Le film suit donc Ree, une jeune fille vivant au fin fond du Missouri. Elle doit s’occuper de son petit frère et de sa petite sœur vu que leur mère semble être dans un état de catatonie et que leur père s’est fait arrêté pour trafic de drogue. Quand le shériff vient lui annoncer que son père a hypothéqué leur maison pour être libéré sous caution, elle n’a d’autres choix que de partir à sa recherche. Mais les gens du coin ne sont pas très coopératifs, à commencer par son oncle …
Alors que son premier film
Down to the bone nous plongeait dans une Amérique gangrenée par le chômage, celui-ci nous emmène vers une Amérique encore plus profonde et nous fait découvrir ce microcosme de paysans vivant en autarcie avec leurs propres règles. La réalisatrice arrive parfaitement à décrire cet univers si particulier. Alors que les "survivals" nous ont déjà habitué à ce genre de rednecks consanguins,
Debra Granik nous les plonge dans un réalisme saisissant.
L’ambiance est donc glauque à souhait. Mais la violence est bien plus morale que physique. Même si l’héroïne a le droit à un bon petit tabassage en règle, elle est surtout continuellement sous la pression psychologique de ces gens qui ont quelque chose à cacher et qui sont bien décidés à ce que ça le reste. D’ailleurs la scène de violence physique est intelligemment évitée grâce à une ellipse. Quant à la scène du lac, la violence de l’acte reste toujours hors champs.
Le personnage principal est vraiment bien écrit. Malgré son apparence fragile, Ree est une jeune fille très forte psychologiquement. Elle subvient au besoin de sa famille depuis un moment et est prête à tous les sacrifices pour s’assurer que son frère et à sa sœur ne manquent de rien. Pour sauver la maison familiale, elle est prête à subir toutes les pressions qu’on pourra lui mettre. C’est d’ailleurs cette persévérance qui lui vaudra la collaboration de cette femme pourtant très réticente au départ.
Pour son second film,
Debra Granik s’en sort une nouvelle fois superbement bien. Bien inspirée par une mise en scène au cadre soigné qui sait mettre en valeur les paysages gris et froids du Missouri et en suivant pas à pas le parcours de Ree à travers cet environnement hostile. La photographie de
Michael McDonough participe également à cette ambiance très lourde.
Côté interprétation,
Jennifer Lawrence confirme le potentiel qu’elle nous avait déjà montré dans
Loin de la terre brûlée. Elle tient clairement le film sur ses épaules et ça n’est pas une surprise de la voir nominée aux Oscars à seulement 20 ans. A ses côtés,
John Hawkes interprète un personnage intéressant. D’abord bien flippant, il devient plus humain au contact de sa nièce et de son abnégation. La dernière scène n’annonce quand même rien de bon pour lui … On a le droit à une petite apparition de
Sheryl Lee qu’on n’avait pas vu depuis un moment et on retrouve
Garret Dillahunt (
La dernière maison sur la gauche) dans le rôle du shériff : il est plus convaincant qu’à son habitude grâce à un jeu très sobre. Enfin, les 2 gamins s’en sortent plutôt bien en restant naturel dans leur jeu.

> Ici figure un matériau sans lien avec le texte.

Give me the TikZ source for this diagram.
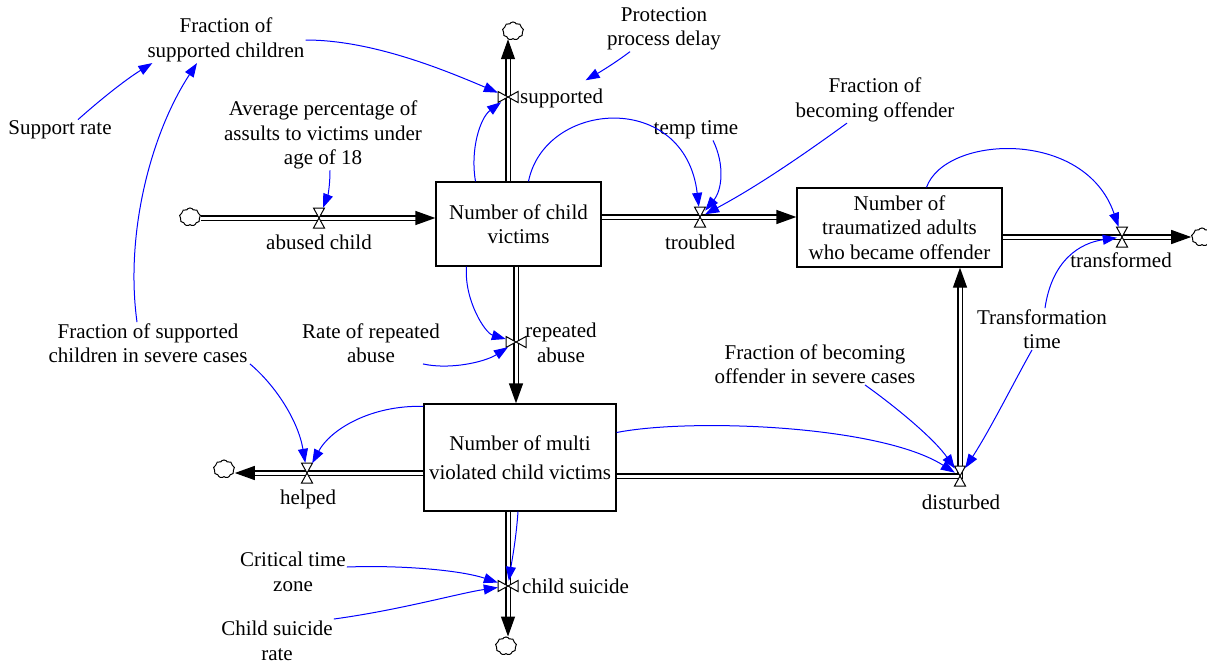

Au final, ce second film de
Debra Granik est vraiment une belle réussite. Ce drame d’une grande noirceur met la belle
Jennifer Lawrence sous les projecteurs. Espérons que sa participation à
X-men : le commencement ne sera qu’une courte parenthèse dans sa carrière prometteuse. Quant à la réalisatrice, je vais continuer à la suivre de près car elle a un vrai talent pour le drame social.